Список и впрямь вышел длиннющий, начиная с попыток помочь людям во время голодных лет. Да, пускай не вышло, как хотелось, но важен факт – первый раз верховная власть на Руси делала все, чтобы дать народу хоть что-то. Не забыл указать и про строительство новых городов, особо упомянув то, что он успел воздвигнуть в Москве.
– Подобно великому римскому императору Августу, с гордостью сказавшему, что он принял Рим кирпичным, а оставил его мраморным, ты можешь произнести нечто похожее о Москве,– подвел я итог.
Потом я дошел до восстановленных им в прежних рамках северных и западных границ, то есть о возврате Балтийского побережья и исконно русских городов – Копорья, Ивангорода, Орешка и так далее.
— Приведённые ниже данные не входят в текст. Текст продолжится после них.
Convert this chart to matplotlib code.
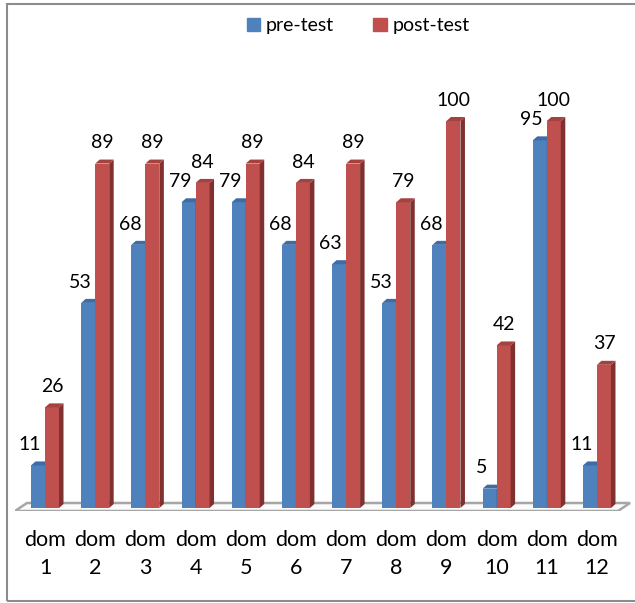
import matplotlib.pyplot as plt
from matplotlib.patches import Polygon, Rectangle, Patch

plt.rcParams['font.family'] = ['Lato', 'DejaVu Sans']

domains = ['dom\n1', 'dom\n2', 'dom\n3', 'dom\n4', 'dom\n5', 'dom\n6',
           'dom\n7', 'dom\n8', 'dom\n9', 'dom\n10', 'dom\n11', 'dom\n12']
pre_test = [11, 53, 68, 79, 79, 68, 63, 53, 68, 5, 95, 11]
post_test = [26, 89, 89, 84, 89, 84, 89, 79, 100, 42, 100, 37]

blue = '#4f81bd'
blue_top = '#3d6ca6'
blue_side = '#385f8f'
red = '#c0504d'
red_top = '#a4423f'
red_side = '#80302e'

W, H = 635, 603
fig = plt.figure(figsize=(W / 100, H / 100), dpi=100)

# plot area in pixel terms: group spacing ~50.2px, 3.87px per unit
px_unit_x = 50.18
px_unit_y = 3.87
x0_px, x1_px = 15, 632
y_top_px, y_bot_px = 60, 511
ax = fig.add_axes([x0_px / W, 1 - y_bot_px / H,
                   (x1_px - x0_px) / W, (y_bot_px - y_top_px) / H])
ax.set_xlim((x0_px - 45) / px_unit_x, (x1_px - 45) / px_unit_x)
ax.set_ylim((508 - y_bot_px) / px_unit_y, (508 - y_top_px) / px_unit_y)
for s in ax.spines.values():
    s.set_visible(False)
ax.set_yticks([])

bw = 14 / px_unit_x      # bar width
dx = 4.5 / px_unit_x     # depth offset
dy = 4 / px_unit_y

# floor
fl = -3 / px_unit_y
fb = 5 / px_unit_y
floor = Polygon([((15 - 45) / px_unit_x, fl), ((618 - 45) / px_unit_x, fl),
                 ((630 - 45) / px_unit_x, fb), ((27 - 45) / px_unit_x, fb)],
                closed=True, facecolor='#fbfbfb', edgecolor='#a6a6a6',
                lw=1.8, zorder=1)
ax.add_patch(floor)


def bar3d(x, v, front, top, side):
    ax.bar(x, v, width=bw, align='edge', color=front, zorder=3)
    ax.add_patch(Polygon([(x + bw, 0), (x + bw + dx, dy), (x + bw + dx, v + dy), (x + bw, v)],
                         closed=True, facecolor=side, edgecolor='none', zorder=3))
    ax.add_patch(Polygon([(x, v), (x + bw, v), (x + bw + dx, v + dy), (x + dx, v + dy)],
                         closed=True, facecolor=top, edgecolor='none', zorder=3))


for i in range(len(domains)):
    bar3d(i - bw, pre_test[i], blue, blue_top, blue_side)
    bar3d(i, post_test[i], red, red_top, red_side)
    ax.annotate(str(pre_test[i]), (i - bw / 2, pre_test[i]), xytext=(-6, 15),
                textcoords='offset points', ha='center', va='center', fontsize=14)
    ax.annotate(str(post_test[i]), (i + bw / 2, post_test[i]), xytext=(0, 15),
                textcoords='offset points', ha='center', va='center', fontsize=14)

ax.set_xticks(range(len(domains)))
ax.set_xticklabels(domains, fontsize=15.5, linespacing=1.5)
ax.tick_params(axis='x', length=0, pad=14)

# legend
handles = [Patch(color=blue, label='pre-test'), Patch(color=red, label='post-test')]
fig.legend(handles=handles, loc='center', bbox_to_anchor=(0.564, 0.957), ncol=2,
           frameon=False, fontsize=14, handlelength=0.7, handleheight=0.7,
           handletextpad=0.3, columnspacing=2.0)

# outer border
fig.patches.append(Rectangle((7 / W, 1 - 601 / H), 1.0, (601 - 4) / H,
                             transform=fig.transFigure, fill=False,
                             edgecolor='#8c8c8c', lw=1.5))

fig.savefig('out.png', dpi=100)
Словом, набралось в достатке.
Я говорил бы и еще, если бы не появившийся в дверях лекарь.
– Негоже столь долго тревожить его величество,– надменно заявил Христофор, и я был вынужден удалиться, пообещав непременно навестить его завтра перед обедней.
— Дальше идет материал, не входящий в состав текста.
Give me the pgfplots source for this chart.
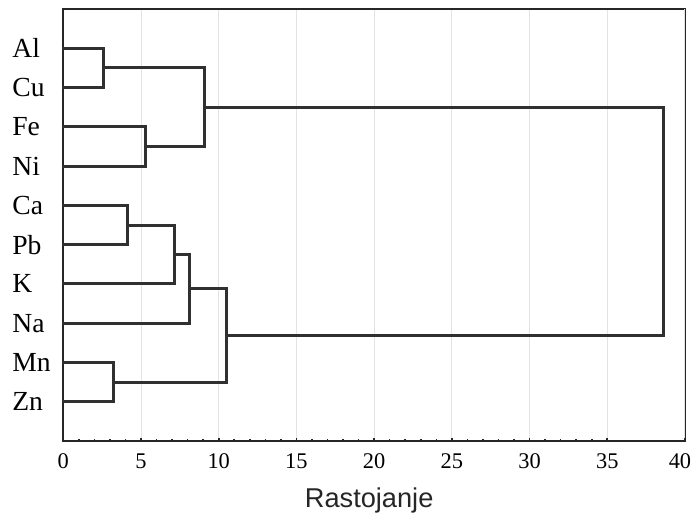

Уходил из опочивальни довольный.
Балбес-лекарь так и не понял, что мои слова куда круче любого целебного бальзама и врачевали Бориса Федоровича посильнее любых пилюль и снадобий. Во всяком случае, белое, без единой кровинки лицо царя к концу разговора слегка порозовело, приобретя прежний нормальный, «добольничный» оттенок.
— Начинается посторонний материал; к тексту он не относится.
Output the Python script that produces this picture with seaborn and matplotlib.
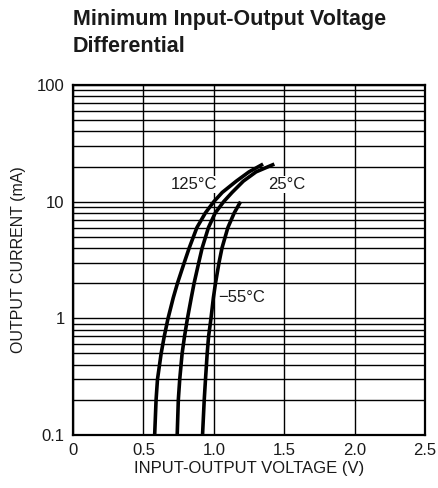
import matplotlib
matplotlib.use("Agg")
import matplotlib.pyplot as plt
import matplotlib.ticker as mticker
import numpy as np
import pandas as pd
import seaborn as sns

# ---- data ----
current_125 = [0.1, 0.2, 0.3, 0.5, 0.7, 1, 1.5, 2, 3, 4, 6, 8, 10, 12, 15, 18, 21]
volt_125 = [0.58, 0.59, 0.60, 0.626, 0.648, 0.675, 0.712, 0.742, 0.79, 0.825,
            0.88, 0.94, 1.00, 1.06, 1.16, 1.25, 1.35]
current_25 = [0.1, 0.2, 0.3, 0.5, 0.7, 1, 1.5, 2, 3, 4, 6, 8, 10, 12, 15, 18, 21]
volt_25 = [0.74, 0.748, 0.758, 0.775, 0.792, 0.813, 0.84, 0.86, 0.893, 0.917,
           0.962, 1.01, 1.07, 1.13, 1.21, 1.30, 1.43]
current_m55 = [0.1, 0.2, 0.3, 0.5, 0.7, 1, 1.5, 2, 3, 4, 6, 8, 10]
volt_m55 = [0.92, 0.932, 0.941, 0.953, 0.963, 0.98, 0.997, 1.012, 1.037, 1.058,
            1.10, 1.145, 1.19]
series_labels = ["125°C", "25°C", "−55°C"]
x_ticks = [0, 0.5, 1.0, 1.5, 2.0, 2.5]
x_tick_labels = ["0", "0.5", "1.0", "1.5", "2.0", "2.5"]
y_ticks = [0.1, 1, 10, 100]
y_tick_labels = ["0.1", "1", "10", "100"]

frames = []
for lab, v, c in zip(series_labels, [volt_125, volt_25, volt_m55],
                     [current_125, current_25, current_m55]):
    frames.append(pd.DataFrame({"V": v, "I": c, "T": lab}))
df = pd.concat(frames, ignore_index=True)

sns.set_style("white")
plt.rcParams["font.family"] = ["Liberation Sans", "DejaVu Sans"]

fig = plt.figure(figsize=(4.38, 4.88), dpi=100)
ax = fig.add_axes([73 / 438, 1 - 435 / 488, (425 - 73) / 438, (435 - 85) / 488])

sns.lineplot(data=df, x="V", y="I", hue="T", palette=["black"] * 3,
             sort=False, estimator=None, linewidth=2.6, legend=False, ax=ax)
for ln in ax.lines:
    ln.set_solid_joinstyle("round")
    ln.set_solid_capstyle("butt")
    ln.set_zorder(3)

ax.set_yscale("log")
ax.set_xlim(0, 2.5)
ax.set_ylim(0.1, 100)
ax.set_xticks(x_ticks)
ax.set_xticklabels(x_tick_labels)
ax.set_yticks(y_ticks)
ax.set_yticklabels(y_tick_labels)
ax.yaxis.set_minor_locator(mticker.LogLocator(base=10, subs=np.arange(2, 10)))
ax.yaxis.set_minor_formatter(mticker.NullFormatter())
ax.tick_params(axis="both", which="both", length=0, labelsize=12, pad=6, colors="#1a1a1a")
ax.grid(True, which="major", axis="both", color="black", linewidth=1.0)
ax.grid(True, which="minor", axis="y", color="black", linewidth=1.0)
for s in ax.spines.values():
    s.set_color("black")
    s.set_linewidth(1.6)

ax.set_xlabel("INPUT-OUTPUT VOLTAGE (V)", fontsize=12, color="#1a1a1a", labelpad=2)
ax.set_ylabel("OUTPUT CURRENT (mA)", fontsize=11.5, color="#1a1a1a", labelpad=8)

label_pos = [(0.86, 14), (1.52, 14), (1.20, 1.5)]
for lab, (lx, ly) in zip(series_labels, label_pos):
    ax.text(lx, ly, lab, fontsize=12, ha="center", va="center", color="#1a1a1a",
            zorder=2.5, bbox=dict(facecolor="white", edgecolor="none", pad=1))

fig.text(73 / 438, 1 - 9 / 488, "Minimum Input-Output Voltage\nDifferential",
         fontsize=15.5, fontweight="bold", ha="left", va="top", color="#1a1a1a",
         linespacing=1.35)

fig.savefig("out.png", dpi=100)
Кстати, сей простой факт впоследствии дошел и до пользующих царя медиков. Во всяком случае, уже третья по счету аудиенция длилась столько, сколько хотелось Годунову, то есть никаких напоминаний о «малом часе» я не услышал.
Сам я в основном молчал, лишь вставлял междометия и время от времени задавал наводящие вопросы, вот и все. Говорил же преимущественно Борис Федорович, откровенно сознавшись, что за все эти годы возможность столь откровенно высказаться была у него лишь в Думной келье перед тем мальчиком-альбиносом.
– Да и то нешто это говоря, коль один сказывает, а другой токмо гугукает,– жаловался царь.– Охти мне, бедному. Воистину все яко в Святом Писании: «Жатвы много, а делателей мало».
Все его дальнейшие и длиннющие монологи тоже были насквозь пропитаны жалобами: на жизнь, на обстоятельства и в особенности на злые козни бояр. И с каждым новым визитом я все сильнее и сильнее испытывал острое сочувствие к этому больному и, в сущности, такому одинокому, если не считать семьи, человеку, которого – страшное дело – практически никто не понимает.
«Отсюда и его преждевременная дряхлость и болезненность»,– размышлял я.